Plotting code records

..............................

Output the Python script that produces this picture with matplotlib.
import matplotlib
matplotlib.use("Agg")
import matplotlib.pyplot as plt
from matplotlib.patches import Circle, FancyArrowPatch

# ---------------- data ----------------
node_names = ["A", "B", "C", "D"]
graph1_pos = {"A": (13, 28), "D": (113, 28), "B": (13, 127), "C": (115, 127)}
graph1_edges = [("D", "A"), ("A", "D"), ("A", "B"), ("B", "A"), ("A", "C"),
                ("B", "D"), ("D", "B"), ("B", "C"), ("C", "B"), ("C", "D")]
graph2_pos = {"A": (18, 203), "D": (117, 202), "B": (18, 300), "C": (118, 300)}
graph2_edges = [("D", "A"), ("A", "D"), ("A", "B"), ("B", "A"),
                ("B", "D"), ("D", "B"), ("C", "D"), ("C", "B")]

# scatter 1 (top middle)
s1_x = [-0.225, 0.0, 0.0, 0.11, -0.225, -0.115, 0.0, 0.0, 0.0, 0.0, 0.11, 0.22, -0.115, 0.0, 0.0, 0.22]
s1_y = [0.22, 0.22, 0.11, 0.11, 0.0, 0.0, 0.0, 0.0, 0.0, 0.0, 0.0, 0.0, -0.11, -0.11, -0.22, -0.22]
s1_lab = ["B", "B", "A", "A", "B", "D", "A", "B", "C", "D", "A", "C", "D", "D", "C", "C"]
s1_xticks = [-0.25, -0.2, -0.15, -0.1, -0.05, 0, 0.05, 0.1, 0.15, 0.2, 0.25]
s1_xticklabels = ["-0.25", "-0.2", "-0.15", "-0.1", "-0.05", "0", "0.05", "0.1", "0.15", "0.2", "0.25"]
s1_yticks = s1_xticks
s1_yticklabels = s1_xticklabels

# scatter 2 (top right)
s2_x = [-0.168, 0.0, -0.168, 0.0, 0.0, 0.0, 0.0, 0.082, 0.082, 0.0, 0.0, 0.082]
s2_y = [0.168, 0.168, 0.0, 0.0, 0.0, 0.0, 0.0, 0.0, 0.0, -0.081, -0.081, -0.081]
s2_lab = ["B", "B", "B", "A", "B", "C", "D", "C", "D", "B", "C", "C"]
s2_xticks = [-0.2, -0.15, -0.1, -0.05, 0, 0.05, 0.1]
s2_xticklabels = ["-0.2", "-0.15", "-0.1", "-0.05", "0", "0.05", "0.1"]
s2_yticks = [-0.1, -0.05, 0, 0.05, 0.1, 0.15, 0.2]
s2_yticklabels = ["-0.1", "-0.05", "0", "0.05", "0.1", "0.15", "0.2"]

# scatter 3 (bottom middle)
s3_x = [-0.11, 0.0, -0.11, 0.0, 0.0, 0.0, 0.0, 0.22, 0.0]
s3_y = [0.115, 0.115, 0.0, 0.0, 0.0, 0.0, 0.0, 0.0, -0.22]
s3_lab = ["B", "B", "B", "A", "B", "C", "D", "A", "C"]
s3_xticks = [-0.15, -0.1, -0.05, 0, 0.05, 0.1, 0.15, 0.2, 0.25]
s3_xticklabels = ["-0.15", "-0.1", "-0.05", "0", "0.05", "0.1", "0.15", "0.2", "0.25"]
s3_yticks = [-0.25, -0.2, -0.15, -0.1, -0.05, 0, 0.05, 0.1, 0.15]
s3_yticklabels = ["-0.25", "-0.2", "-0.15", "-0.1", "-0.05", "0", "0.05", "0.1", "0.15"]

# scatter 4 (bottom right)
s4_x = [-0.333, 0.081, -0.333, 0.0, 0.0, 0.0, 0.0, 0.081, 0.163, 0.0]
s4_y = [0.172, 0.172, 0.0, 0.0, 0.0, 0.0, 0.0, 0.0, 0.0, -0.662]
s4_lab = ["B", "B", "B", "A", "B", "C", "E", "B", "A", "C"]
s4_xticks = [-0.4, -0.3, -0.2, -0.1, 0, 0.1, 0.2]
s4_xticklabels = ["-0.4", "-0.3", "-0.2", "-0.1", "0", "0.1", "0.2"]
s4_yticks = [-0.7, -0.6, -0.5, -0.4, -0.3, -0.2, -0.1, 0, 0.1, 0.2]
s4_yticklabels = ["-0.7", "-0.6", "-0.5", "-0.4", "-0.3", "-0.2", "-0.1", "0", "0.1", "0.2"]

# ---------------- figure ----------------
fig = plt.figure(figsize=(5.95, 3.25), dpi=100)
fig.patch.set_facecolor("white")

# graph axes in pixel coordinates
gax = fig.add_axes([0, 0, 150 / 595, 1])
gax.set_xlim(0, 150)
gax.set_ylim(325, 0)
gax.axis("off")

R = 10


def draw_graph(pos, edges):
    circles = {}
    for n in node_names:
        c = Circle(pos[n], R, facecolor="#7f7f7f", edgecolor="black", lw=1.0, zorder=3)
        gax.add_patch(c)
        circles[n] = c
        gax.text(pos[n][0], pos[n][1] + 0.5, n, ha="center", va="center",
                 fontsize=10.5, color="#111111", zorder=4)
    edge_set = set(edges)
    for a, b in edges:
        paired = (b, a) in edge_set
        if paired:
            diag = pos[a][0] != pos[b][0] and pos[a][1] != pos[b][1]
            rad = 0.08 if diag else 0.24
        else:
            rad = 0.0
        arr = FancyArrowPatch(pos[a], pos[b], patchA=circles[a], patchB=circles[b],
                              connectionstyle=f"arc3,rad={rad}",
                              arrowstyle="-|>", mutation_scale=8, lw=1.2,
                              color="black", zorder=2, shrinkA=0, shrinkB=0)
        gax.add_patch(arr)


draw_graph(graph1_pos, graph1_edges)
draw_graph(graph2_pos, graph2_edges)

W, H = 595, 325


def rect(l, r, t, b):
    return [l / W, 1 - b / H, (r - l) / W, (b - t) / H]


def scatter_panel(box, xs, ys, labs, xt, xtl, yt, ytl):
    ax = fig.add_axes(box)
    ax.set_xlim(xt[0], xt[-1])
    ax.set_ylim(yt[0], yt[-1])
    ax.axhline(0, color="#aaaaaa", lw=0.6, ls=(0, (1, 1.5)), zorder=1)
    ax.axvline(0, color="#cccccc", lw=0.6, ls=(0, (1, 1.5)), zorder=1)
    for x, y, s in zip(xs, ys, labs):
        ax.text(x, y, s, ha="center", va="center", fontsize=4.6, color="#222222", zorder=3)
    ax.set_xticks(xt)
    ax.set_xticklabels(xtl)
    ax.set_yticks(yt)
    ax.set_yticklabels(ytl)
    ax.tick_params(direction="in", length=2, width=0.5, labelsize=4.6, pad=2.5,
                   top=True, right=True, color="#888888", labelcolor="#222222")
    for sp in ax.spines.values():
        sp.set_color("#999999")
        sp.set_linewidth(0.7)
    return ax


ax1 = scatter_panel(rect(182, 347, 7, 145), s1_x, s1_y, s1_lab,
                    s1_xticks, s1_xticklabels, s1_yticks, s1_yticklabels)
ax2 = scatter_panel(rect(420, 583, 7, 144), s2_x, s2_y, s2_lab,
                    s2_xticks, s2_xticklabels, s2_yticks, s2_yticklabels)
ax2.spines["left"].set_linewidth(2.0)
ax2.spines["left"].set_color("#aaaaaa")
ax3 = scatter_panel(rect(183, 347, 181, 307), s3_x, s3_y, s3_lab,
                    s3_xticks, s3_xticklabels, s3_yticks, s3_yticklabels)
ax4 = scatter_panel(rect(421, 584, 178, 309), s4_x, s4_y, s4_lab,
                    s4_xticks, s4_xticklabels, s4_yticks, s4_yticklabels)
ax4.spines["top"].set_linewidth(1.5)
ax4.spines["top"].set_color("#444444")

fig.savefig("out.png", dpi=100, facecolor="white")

..............................

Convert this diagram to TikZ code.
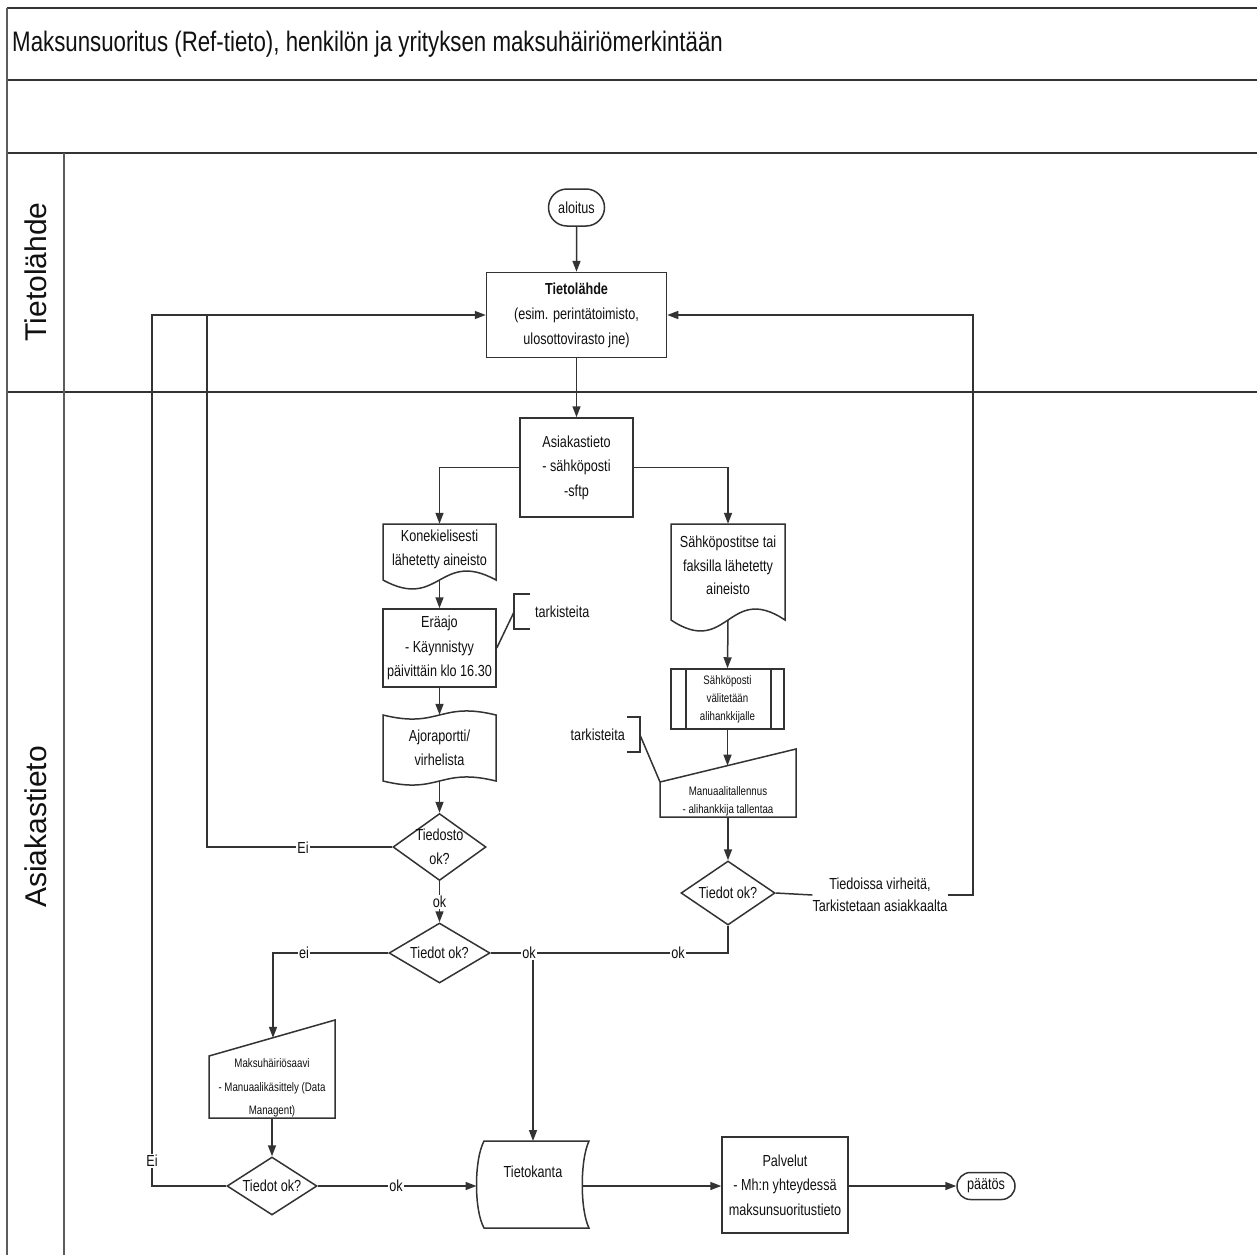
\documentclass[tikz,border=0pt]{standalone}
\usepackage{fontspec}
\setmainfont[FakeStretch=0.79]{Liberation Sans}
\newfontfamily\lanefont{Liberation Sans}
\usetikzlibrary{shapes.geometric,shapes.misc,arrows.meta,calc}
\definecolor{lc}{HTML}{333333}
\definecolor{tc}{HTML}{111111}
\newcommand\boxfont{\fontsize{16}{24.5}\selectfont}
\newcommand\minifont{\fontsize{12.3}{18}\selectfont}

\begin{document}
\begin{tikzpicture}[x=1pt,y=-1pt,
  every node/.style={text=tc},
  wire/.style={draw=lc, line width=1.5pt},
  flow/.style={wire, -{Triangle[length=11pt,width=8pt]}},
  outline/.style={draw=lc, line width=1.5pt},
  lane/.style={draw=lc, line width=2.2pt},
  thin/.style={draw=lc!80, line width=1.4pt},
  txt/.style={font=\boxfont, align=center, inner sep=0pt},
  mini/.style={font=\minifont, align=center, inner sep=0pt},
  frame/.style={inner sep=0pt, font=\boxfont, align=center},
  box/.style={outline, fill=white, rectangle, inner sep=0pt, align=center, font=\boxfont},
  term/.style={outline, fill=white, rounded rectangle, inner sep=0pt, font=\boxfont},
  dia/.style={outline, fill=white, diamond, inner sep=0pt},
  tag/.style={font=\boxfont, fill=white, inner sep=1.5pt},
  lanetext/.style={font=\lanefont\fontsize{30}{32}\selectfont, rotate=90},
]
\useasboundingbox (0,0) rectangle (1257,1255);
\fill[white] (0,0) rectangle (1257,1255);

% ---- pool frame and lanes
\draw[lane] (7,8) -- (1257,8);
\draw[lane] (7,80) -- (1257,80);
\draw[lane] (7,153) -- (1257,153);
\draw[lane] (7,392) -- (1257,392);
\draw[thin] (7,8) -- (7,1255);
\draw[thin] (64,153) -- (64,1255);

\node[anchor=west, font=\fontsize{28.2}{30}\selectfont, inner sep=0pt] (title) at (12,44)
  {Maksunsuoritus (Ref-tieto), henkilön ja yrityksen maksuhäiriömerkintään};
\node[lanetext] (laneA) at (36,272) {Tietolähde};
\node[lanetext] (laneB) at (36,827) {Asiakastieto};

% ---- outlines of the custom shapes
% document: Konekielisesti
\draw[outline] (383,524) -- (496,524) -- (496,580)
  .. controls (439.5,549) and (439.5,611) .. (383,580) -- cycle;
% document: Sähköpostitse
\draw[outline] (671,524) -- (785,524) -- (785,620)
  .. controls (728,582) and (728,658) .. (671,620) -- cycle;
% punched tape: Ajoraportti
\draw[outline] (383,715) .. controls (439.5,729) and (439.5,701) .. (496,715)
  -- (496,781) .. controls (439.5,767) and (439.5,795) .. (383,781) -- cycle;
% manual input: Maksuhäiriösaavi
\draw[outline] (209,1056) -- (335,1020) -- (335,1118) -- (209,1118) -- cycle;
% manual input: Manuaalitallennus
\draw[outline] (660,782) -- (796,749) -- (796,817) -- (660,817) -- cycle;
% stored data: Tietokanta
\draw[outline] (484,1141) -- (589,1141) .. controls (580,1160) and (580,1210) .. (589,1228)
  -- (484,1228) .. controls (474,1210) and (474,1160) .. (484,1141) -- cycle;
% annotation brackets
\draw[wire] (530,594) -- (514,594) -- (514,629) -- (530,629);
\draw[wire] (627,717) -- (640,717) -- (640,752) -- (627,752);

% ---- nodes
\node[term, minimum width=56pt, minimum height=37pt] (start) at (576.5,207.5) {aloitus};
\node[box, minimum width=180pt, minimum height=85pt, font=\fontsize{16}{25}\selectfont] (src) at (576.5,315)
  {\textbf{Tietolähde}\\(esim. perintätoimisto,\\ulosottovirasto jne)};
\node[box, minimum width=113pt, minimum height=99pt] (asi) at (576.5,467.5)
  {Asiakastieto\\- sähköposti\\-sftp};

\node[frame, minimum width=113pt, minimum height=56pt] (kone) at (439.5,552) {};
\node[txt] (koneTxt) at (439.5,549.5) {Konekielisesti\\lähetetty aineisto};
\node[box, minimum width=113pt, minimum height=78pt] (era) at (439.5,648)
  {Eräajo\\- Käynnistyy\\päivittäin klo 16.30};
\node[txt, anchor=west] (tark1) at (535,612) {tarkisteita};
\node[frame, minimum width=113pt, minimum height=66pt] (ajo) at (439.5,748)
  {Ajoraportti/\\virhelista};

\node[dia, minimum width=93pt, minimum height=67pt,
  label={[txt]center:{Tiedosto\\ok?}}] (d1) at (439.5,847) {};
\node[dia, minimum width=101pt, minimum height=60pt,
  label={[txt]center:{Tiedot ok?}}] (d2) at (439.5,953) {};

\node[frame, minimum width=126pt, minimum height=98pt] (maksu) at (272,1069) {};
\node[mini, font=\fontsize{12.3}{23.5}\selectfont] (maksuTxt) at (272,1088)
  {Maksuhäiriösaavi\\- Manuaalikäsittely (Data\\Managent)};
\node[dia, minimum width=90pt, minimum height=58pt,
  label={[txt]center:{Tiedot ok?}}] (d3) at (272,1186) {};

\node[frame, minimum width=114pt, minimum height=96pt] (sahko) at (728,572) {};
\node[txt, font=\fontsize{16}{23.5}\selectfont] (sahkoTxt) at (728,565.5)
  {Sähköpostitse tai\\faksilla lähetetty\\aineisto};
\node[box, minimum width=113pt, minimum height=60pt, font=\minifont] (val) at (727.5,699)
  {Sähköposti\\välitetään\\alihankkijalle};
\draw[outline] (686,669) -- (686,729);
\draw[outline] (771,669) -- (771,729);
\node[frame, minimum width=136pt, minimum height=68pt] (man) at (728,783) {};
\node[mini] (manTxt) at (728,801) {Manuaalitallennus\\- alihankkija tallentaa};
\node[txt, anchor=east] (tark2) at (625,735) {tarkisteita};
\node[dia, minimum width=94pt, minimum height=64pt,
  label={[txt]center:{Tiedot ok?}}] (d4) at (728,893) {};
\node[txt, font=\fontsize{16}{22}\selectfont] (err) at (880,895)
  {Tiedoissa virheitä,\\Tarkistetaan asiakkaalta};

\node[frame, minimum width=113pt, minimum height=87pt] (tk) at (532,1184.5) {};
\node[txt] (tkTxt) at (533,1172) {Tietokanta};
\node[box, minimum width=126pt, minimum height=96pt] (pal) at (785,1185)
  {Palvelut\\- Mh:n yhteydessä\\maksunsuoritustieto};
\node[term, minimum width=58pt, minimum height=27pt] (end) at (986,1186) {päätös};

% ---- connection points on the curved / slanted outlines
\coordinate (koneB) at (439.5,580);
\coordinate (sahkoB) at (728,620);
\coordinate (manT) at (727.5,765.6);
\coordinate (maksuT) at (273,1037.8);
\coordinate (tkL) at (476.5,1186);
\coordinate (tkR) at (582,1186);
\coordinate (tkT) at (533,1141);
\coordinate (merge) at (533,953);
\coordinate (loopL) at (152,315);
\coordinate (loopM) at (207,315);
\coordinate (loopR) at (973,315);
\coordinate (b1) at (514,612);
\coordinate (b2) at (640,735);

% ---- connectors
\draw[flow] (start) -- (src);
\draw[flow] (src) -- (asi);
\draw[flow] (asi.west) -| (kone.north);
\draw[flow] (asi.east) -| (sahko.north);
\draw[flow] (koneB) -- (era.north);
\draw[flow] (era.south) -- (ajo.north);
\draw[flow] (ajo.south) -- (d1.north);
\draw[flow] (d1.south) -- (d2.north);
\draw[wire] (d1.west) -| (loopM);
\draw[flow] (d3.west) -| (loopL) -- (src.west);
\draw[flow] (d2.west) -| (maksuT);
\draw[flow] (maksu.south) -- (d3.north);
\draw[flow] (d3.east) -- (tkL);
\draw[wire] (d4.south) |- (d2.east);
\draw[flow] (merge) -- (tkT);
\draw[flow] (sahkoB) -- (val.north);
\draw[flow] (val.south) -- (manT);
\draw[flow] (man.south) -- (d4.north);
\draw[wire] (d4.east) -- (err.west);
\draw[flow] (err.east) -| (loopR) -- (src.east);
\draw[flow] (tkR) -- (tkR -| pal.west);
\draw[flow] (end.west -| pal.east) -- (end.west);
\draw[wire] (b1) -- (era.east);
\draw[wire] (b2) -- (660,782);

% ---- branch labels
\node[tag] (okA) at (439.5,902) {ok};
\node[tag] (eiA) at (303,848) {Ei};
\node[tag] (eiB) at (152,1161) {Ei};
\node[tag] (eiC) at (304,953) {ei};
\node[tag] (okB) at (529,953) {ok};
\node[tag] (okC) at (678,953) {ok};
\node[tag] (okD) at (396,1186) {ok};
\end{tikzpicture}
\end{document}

..............................

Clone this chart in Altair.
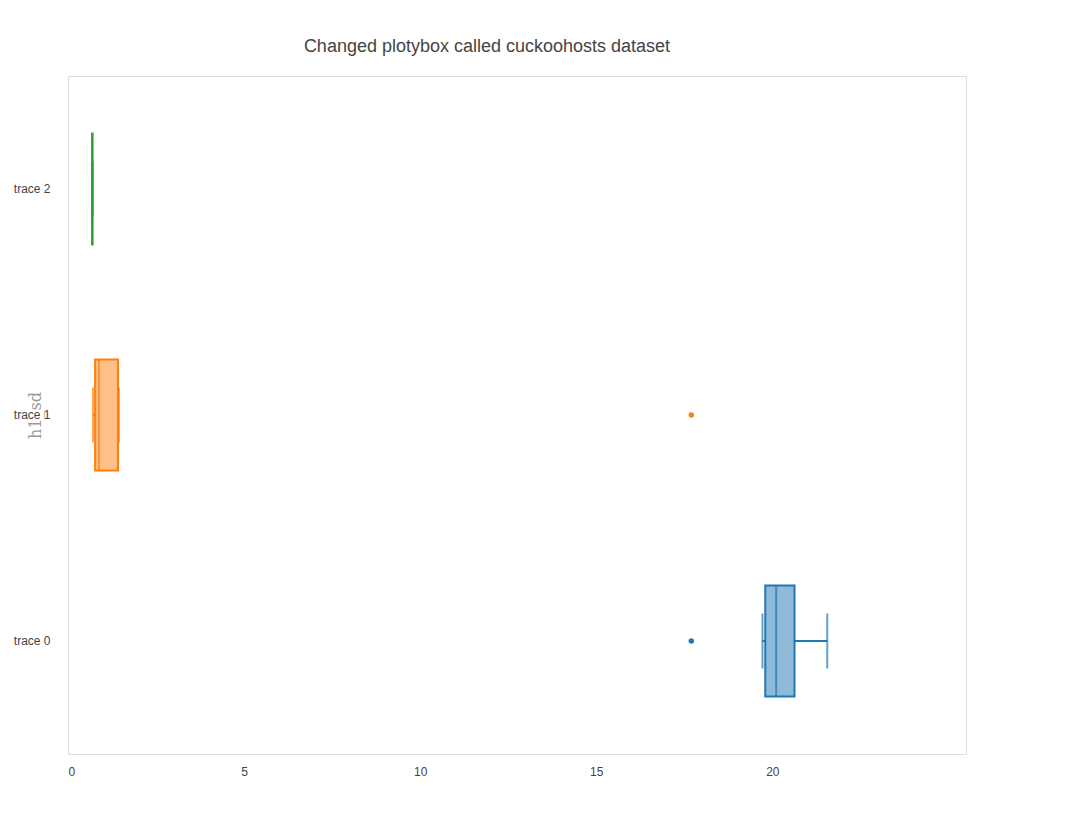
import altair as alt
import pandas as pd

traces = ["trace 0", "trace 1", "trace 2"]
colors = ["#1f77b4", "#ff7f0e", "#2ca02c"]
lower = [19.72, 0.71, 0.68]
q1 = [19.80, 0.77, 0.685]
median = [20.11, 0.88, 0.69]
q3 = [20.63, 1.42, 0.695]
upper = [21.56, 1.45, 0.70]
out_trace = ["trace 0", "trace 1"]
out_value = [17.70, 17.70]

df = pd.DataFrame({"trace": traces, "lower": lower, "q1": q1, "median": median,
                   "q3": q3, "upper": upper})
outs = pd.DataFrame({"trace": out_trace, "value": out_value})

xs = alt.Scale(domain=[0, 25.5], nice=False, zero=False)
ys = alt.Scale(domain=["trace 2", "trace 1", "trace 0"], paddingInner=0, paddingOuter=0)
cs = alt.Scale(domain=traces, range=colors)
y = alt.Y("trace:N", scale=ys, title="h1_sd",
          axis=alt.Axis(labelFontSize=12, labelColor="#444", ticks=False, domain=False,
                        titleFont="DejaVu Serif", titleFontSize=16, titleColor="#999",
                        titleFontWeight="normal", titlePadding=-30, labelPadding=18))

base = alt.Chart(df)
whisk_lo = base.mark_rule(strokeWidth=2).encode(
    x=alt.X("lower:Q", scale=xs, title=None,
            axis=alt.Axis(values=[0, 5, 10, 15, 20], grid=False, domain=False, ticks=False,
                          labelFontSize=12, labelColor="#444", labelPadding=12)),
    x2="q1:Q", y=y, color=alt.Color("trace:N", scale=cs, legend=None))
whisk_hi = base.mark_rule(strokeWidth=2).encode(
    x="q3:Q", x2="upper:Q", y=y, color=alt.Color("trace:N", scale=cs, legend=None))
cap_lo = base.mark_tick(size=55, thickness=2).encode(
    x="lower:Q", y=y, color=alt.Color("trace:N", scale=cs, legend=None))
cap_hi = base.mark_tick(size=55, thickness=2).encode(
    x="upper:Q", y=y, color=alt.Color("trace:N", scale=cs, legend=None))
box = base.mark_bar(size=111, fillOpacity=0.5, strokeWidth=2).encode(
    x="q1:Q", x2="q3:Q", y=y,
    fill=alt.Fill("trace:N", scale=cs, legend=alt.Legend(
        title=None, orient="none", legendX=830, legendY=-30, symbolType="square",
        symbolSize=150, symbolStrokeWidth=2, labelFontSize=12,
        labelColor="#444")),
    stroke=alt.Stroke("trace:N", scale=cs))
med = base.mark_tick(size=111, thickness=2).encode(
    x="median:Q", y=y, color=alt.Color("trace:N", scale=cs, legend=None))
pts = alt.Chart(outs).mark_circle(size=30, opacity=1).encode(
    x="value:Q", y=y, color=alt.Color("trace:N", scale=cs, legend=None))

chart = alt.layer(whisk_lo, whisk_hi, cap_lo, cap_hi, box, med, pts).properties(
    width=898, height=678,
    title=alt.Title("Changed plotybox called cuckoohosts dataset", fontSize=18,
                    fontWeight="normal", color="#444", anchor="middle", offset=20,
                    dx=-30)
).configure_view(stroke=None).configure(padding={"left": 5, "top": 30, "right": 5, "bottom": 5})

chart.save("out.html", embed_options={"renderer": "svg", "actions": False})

..............................

> Exercise
Using the entries shown above, reproduce verbatim the lines from the line bearing "Output the Python" to the line bearing "s1_yticklabels = s1_xticklabels", inclusive.

> Task output
Output the Python script that produces this picture with matplotlib.
import matplotlib
matplotlib.use("Agg")
import matplotlib.pyplot as plt
from matplotlib.patches import Circle, FancyArrowPatch

# ---------------- data ----------------
node_names = ["A", "B", "C", "D"]
graph1_pos = {"A": (13, 28), "D": (113, 28), "B": (13, 127), "C": (115, 127)}
graph1_edges = [("D", "A"), ("A", "D"), ("A", "B"), ("B", "A"), ("A", "C"),
                ("B", "D"), ("D", "B"), ("B", "C"), ("C", "B"), ("C", "D")]
graph2_pos = {"A": (18, 203), "D": (117, 202), "B": (18, 300), "C": (118, 300)}
graph2_edges = [("D", "A"), ("A", "D"), ("A", "B"), ("B", "A"),
                ("B", "D"), ("D", "B"), ("C", "D"), ("C", "B")]

# scatter 1 (top middle)
s1_x = [-0.225, 0.0, 0.0, 0.11, -0.225, -0.115, 0.0, 0.0, 0.0, 0.0, 0.11, 0.22, -0.115, 0.0, 0.0, 0.22]
s1_y = [0.22, 0.22, 0.11, 0.11, 0.0, 0.0, 0.0, 0.0, 0.0, 0.0, 0.0, 0.0, -0.11, -0.11, -0.22, -0.22]
s1_lab = ["B", "B", "A", "A", "B", "D", "A", "B", "C", "D", "A", "C", "D", "D", "C", "C"]
s1_xticks = [-0.25, -0.2, -0.15, -0.1, -0.05, 0, 0.05, 0.1, 0.15, 0.2, 0.25]
s1_xticklabels = ["-0.25", "-0.2", "-0.15", "-0.1", "-0.05", "0", "0.05", "0.1", "0.15", "0.2", "0.25"]
s1_yticks = s1_xticks
s1_yticklabels = s1_xticklabels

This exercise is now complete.